Medan – Polres Sibolga menangkap lima pelaku penganiayaan pemuda asal Simeulue, Arjuna Tamaraya, 21 tahun.
Dua tersangka berinisial ZPA dan HBK ditangkap tak lama setelah kejadian. Sedangkan tiga lainnya, SSJ, REC, serta CLI, ditangkap di kawasan Sibolga dan sekitarnya dalam waktu kurang dari tiga hari.
Arjuna merupakan mahasiswa yang berdomisili di Kelurahan Kalangan, Kabupaten Tapanuli Tengah (Tapteng). Dia ditemukan tidak sadarkan diri dengan luka parah akibat penganiayaan.
Arjuna dikeroyok hingga meninggal dunia pada Jumat dinihari, 31 Oktober 2025 sekira pukul 03.30 WIB, halaman Masjid Agung Kota Sibolga, Jalan Diponegoro, Kecamatan Sibolga Kota.
Berdasarkan keterangan saksi dan hasil rekaman CCTV Masjid Agung Sibolga, Arjuna semula berniat beristirahat di dalam masjid. Namun, salah satu pelaku menegur dan kemudian bersama rekannya melakukan kekerasan terhadap Arjuna.
Dari kesaksian warga, para pelaku juga menyeret Arjuna keluar masjid hingga kepala korban terbentur keras di lantai dan tembok.
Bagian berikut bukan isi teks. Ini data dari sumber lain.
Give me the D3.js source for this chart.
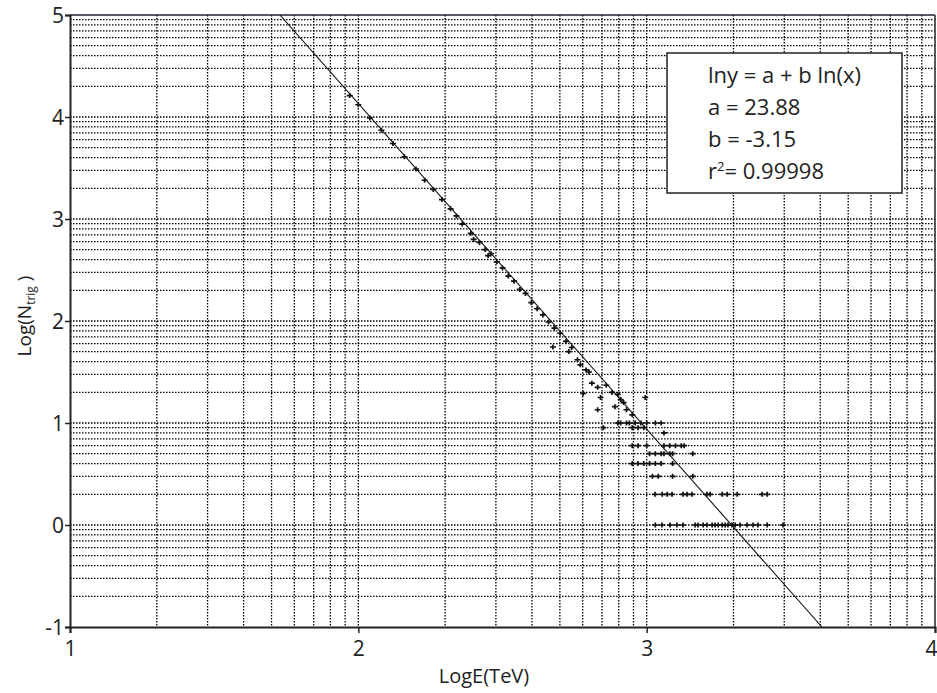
<!DOCTYPE html>
<html>
<head>
<meta charset="utf-8">
<script src="https://cdn.jsdelivr.net/npm/d3@7"></script>
<style>
  body { margin: 0; background: #fff; }
  svg text { font-family: "Open Sans", Lato, sans-serif; fill: #222; }
</style>
</head>
<body>
<div id="chart"></div>
<script>
// axis ranges and tick labels
var xTicks = [1, 2, 3, 4];
var yTicks = [-1, 0, 1, 2, 3, 4, 5];

// fit parameters shown in the box
var fitA = 23.88, fitB = -3.15, fitR2 = 0.99998;
// fit line end points
var fitX = [1.728, 3.608];
var fitY = [5, -1];

// measured points: LogE and Log(N_trig)
var logE = [
  1.97, 2.00, 2.04, 2.08, 2.12, 2.16, 2.20, 2.23, 2.26, 2.29, 2.32, 2.34, 2.36, 2.39, 2.40,
  2.42, 2.44, 2.45, 2.46, 2.48, 2.50, 2.52, 2.54, 2.56, 2.58, 2.60, 2.62, 2.64, 2.66, 2.68,
  2.70, 2.72, 2.74,
  2.675, 2.73, 2.76, 2.77, 2.79, 2.80, 2.78, 2.81, 2.83, 2.86, 2.88, 2.84, 2.90, 2.91, 2.92,
  2.89, 2.83, 2.93, 2.95, 2.995,
  2.90, 2.91, 2.93, 2.94, 2.96, 2.98, 3.00, 3.03, 3.05,
  2.85, 2.95, 2.97, 2.99,
  3.06,
  2.95, 2.97, 3.00, 3.06, 3.08, 3.10, 3.12, 3.13,
  3.01, 3.03, 3.05, 3.06, 3.08, 3.09, 3.16,
  2.95, 2.97, 2.99, 3.01, 3.03, 3.05, 3.09,
  3.02, 3.04, 3.09, 3.16,
  3.029, 3.054, 3.071, 3.088, 3.126, 3.140, 3.157, 3.209, 3.220, 3.262, 3.279, 3.314, 3.400, 3.418,
  3.03, 3.053, 3.081, 3.105, 3.126, 3.168, 3.178, 3.196, 3.209, 3.227, 3.237, 3.248, 3.262, 3.272,
  3.282, 3.296, 3.307, 3.324, 3.348, 3.369, 3.386, 3.418, 3.473
];
var logN = [
  4.21, 4.12, 3.99, 3.87, 3.74, 3.61, 3.49, 3.38, 3.29, 3.19, 3.10, 3.03, 2.95, 2.86, 2.80,
  2.77, 2.70, 2.64, 2.66, 2.58, 2.52, 2.44, 2.39, 2.31, 2.27, 2.18, 2.12, 2.06, 1.99, 1.93,
  1.88, 1.80, 1.74,
  1.745, 1.70, 1.62, 1.57, 1.52, 1.50, 1.29, 1.39, 1.35, 1.37, 1.30, 1.25, 1.28, 1.23, 1.20,
  1.16, 1.13, 1.13, 1.08, 1.25,
  1, 1, 1, 1, 1, 1, 1, 1, 1,
  0.954, 0.954, 0.954, 0.954,
  0.903,
  0.778, 0.778, 0.778, 0.778, 0.778, 0.778, 0.778, 0.778,
  0.699, 0.699, 0.699, 0.699, 0.699, 0.699, 0.699,
  0.602, 0.602, 0.602, 0.602, 0.602, 0.602, 0.602,
  0.477, 0.477, 0.477, 0.477,
  0.301, 0.301, 0.301, 0.301, 0.301, 0.301, 0.301, 0.301, 0.301, 0.301, 0.301, 0.301, 0.301, 0.301,
  0, 0, 0, 0, 0, 0, 0, 0, 0, 0, 0, 0, 0, 0,
  0, 0, 0, 0, 0, 0, 0, 0, 0
];

var W = 937, H = 693;
var margin = {top: 15, right: 2, bottom: 66, left: 70};
var width = W - margin.left - margin.right,
    height = H - margin.top - margin.bottom;

var svg = d3.select('#chart').append('svg')
    .attr('width', W)
    .attr('height', H);
var g = svg.append('g')
    .attr('transform', 'translate(' + margin.left + ',' + margin.top + ')');

var x = d3.scaleLinear().domain([1, 4]).range([0, width]);
var y = d3.scaleLinear().domain([-1, 5]).range([height, 0]);

// log-paper style grid: each unit split at log10(1..9)
var sub = d3.range(1, 10).map(function(k) { return Math.log10(k); });
var gridX = [], gridY = [];
d3.range(1, 4).forEach(function(u) { sub.forEach(function(s) { gridX.push(u + s); }); });
d3.range(-1, 5).forEach(function(u) { sub.forEach(function(s) { gridY.push(u + s); }); });

g.append('g').selectAll('line')
  .data(gridY.filter(function(d) { return d > -1; }))
  .join('line')
    .attr('x1', 0).attr('x2', width)
    .attr('y1', function(d) { return y(d); })
    .attr('y2', function(d) { return y(d); })
    .attr('stroke', '#000')
    .attr('stroke-width', 1.3)
    .attr('stroke-dasharray', '1.5,1.5');
g.append('g').selectAll('line')
  .data(gridX.filter(function(d) { return d > 1; }))
  .join('line')
    .attr('x1', function(d) { return x(d); })
    .attr('x2', function(d) { return x(d); })
    .attr('y1', 0).attr('y2', height)
    .attr('stroke', '#000')
    .attr('stroke-width', 1.3)
    .attr('stroke-dasharray', '1.5,1.5');

// frame
g.append('line').attr('x1', 0).attr('x2', width).attr('y1', 0).attr('y2', 0)
  .attr('stroke', '#223').attr('stroke-width', 1.5);
g.append('line').attr('x1', width).attr('x2', width).attr('y1', 0).attr('y2', height)
  .attr('stroke', '#222').attr('stroke-width', 1.5);

// axes
var yAxis = g.append('g')
  .call(d3.axisLeft(y).tickValues(yTicks).tickSize(5).tickFormat(function(d) { return String(d); }));
var xAxis = g.append('g')
  .attr('transform', 'translate(0,' + height + ')')
  .call(d3.axisBottom(x).tickValues(xTicks).tickSize(6).tickFormat(function(d) { return String(d); }));
[xAxis, yAxis].forEach(function(a) {
  a.select('.domain').attr('stroke', '#222').attr('stroke-width', 2);
  a.selectAll('.tick line').attr('stroke', '#222').attr('stroke-width', 1.5);
  a.selectAll('.tick text').attr('font-size', '21px')
    .style('font-family', '"Open Sans", sans-serif').attr('fill', '#222');
});
yAxis.selectAll('.tick text').attr('x', -6).attr('dy', '0.36em');
xAxis.selectAll('.tick text').attr('y', 14);
// last x label sits on the page edge
xAxis.selectAll('.tick text').filter(function(d) { return d === 4; })
  .attr('text-anchor', 'end').attr('dx', 2);

// clip for the fit line and points
g.append('clipPath').attr('id', 'plot-clip')
  .append('rect').attr('width', width).attr('height', height);

// fit line
g.append('path')
  .datum(d3.zip(fitX, fitY))
  .attr('clip-path', 'url(#plot-clip)')
  .attr('fill', 'none')
  .attr('stroke', '#111')
  .attr('stroke-width', 1.1)
  .attr('d', d3.line()
    .x(function(d) { return x(d[0]); })
    .y(function(d) { return y(d[1]); }));

// points as small crosses
g.append('g').selectAll('path')
  .data(d3.zip(logE, logN))
  .join('path')
    .attr('transform', function(d) { return 'translate(' + x(d[0]) + ',' + y(d[1]) + ')'; })
    .attr('d', 'M-3,0H3M0,-2.5V2.5')
    .attr('stroke', '#111')
    .attr('stroke-width', 1.7)
    .attr('fill', 'none');

// axis titles
svg.append('text')
  .attr('x', 484).attr('y', 683)
  .attr('text-anchor', 'middle')
  .attr('font-size', '20px')
  .text('LogE(TeV)');

var yt = svg.append('text')
  .attr('transform', 'translate(31,316) rotate(-90)')
  .attr('text-anchor', 'middle')
  .attr('font-size', '19px');
yt.append('tspan').text('Log(N');
yt.append('tspan').attr('font-size', '12px').attr('dy', 4).text('trig');
yt.append('tspan').attr('dy', -4).text(' )');

// fit parameter box
var box = svg.append('g').attr('transform', 'translate(667,53)');
box.append('rect')
  .attr('width', 235).attr('height', 140)
  .attr('fill', '#fff')
  .attr('stroke', '#222')
  .attr('stroke-width', 1.5);
var lines = [
  'lny = a + b ln(x)',
  'a = ' + fitA.toFixed(2),
  'b = ' + fitB.toFixed(2)
];
box.selectAll('text.fit')
  .data(lines)
  .join('text')
    .attr('class', 'fit')
    .attr('x', 41)
    .attr('y', function(d, i) { return 30 + i * 32; })
    .attr('font-size', '22px')
    .text(function(d) { return d; });
var r2 = box.append('text').attr('x', 41).attr('y', 126).attr('font-size', '22px');
r2.append('tspan').text('r');
r2.append('tspan').attr('font-size', '13px').attr('dy', -8).text('2');
r2.append('tspan').attr('dy', 8).text('= ' + fitR2);
</script>
</body>
</html>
Tidak berhenti di situ, Arjuna juga diinjak dan dilempar buah kelapa hingga mengalami luka parah di bagian kepala.
Arjuna sempat dilarikan ke RSUD Dr FL Tobing Sibolga untuk mendapat perawatan. Namun ia meninggal dunia pada Sabtu pagi, 1 November 2025, pukul 05.55 WIB.
Saat temu pers di Mapolres Sibolga, Senin, 3 November 2025, polisi memperlihatkan barang bukti yang disita, antara lain flashdisk berisi rekaman CCTV, satu buah kelapa yang digunakan pelaku, pakaian korban, topi hitam merek Brooklyn New York, tas hitam merk Polo Glad, dan ember plastik warna hitam.
“Masing-masing pelaku memiliki peran berbeda. Empat tersangka, yakni ZPA, HBK, REC, dan CLI, dijerat Pasal 338 subsider Pasal 170 ayat 3 KUHP tentang pembunuhan atau kekerasan bersama yang mengakibatkan kematian, dengan ancaman maksimal 15 tahun penjara,” ujar Kasat Reskrim Polres Sibolga AKP Rustam E Silaban.
Selain penganiayaan, salah satu pelaku, SSJ, juga diduga mengambil uang dari korban sehingga turut dijerat dengan Pasal 365 ayat 3 KUHP tentang pencurian dengan kekerasan yang mengakibatkan kematian.
“Sementara tersangka SSJ dijerat Pasal 365 ayat 3 subsider Pasal 338 subsider Pasal 170 ayat 3 KUHP tentang pencurian disertai kekerasan yang mengakibatkan kematian, dengan ancaman maksimal 15 tahun penjara,” tambah Rustam.
Dia menyebut Polres Sibolga berkomitmen untuk menuntaskan kasus itu secara profesional dan transparan.
“Tidak ada toleransi terhadap kekerasan, terlebih yang terjadi di lingkungan rumah ibadah,” ujar Rustam.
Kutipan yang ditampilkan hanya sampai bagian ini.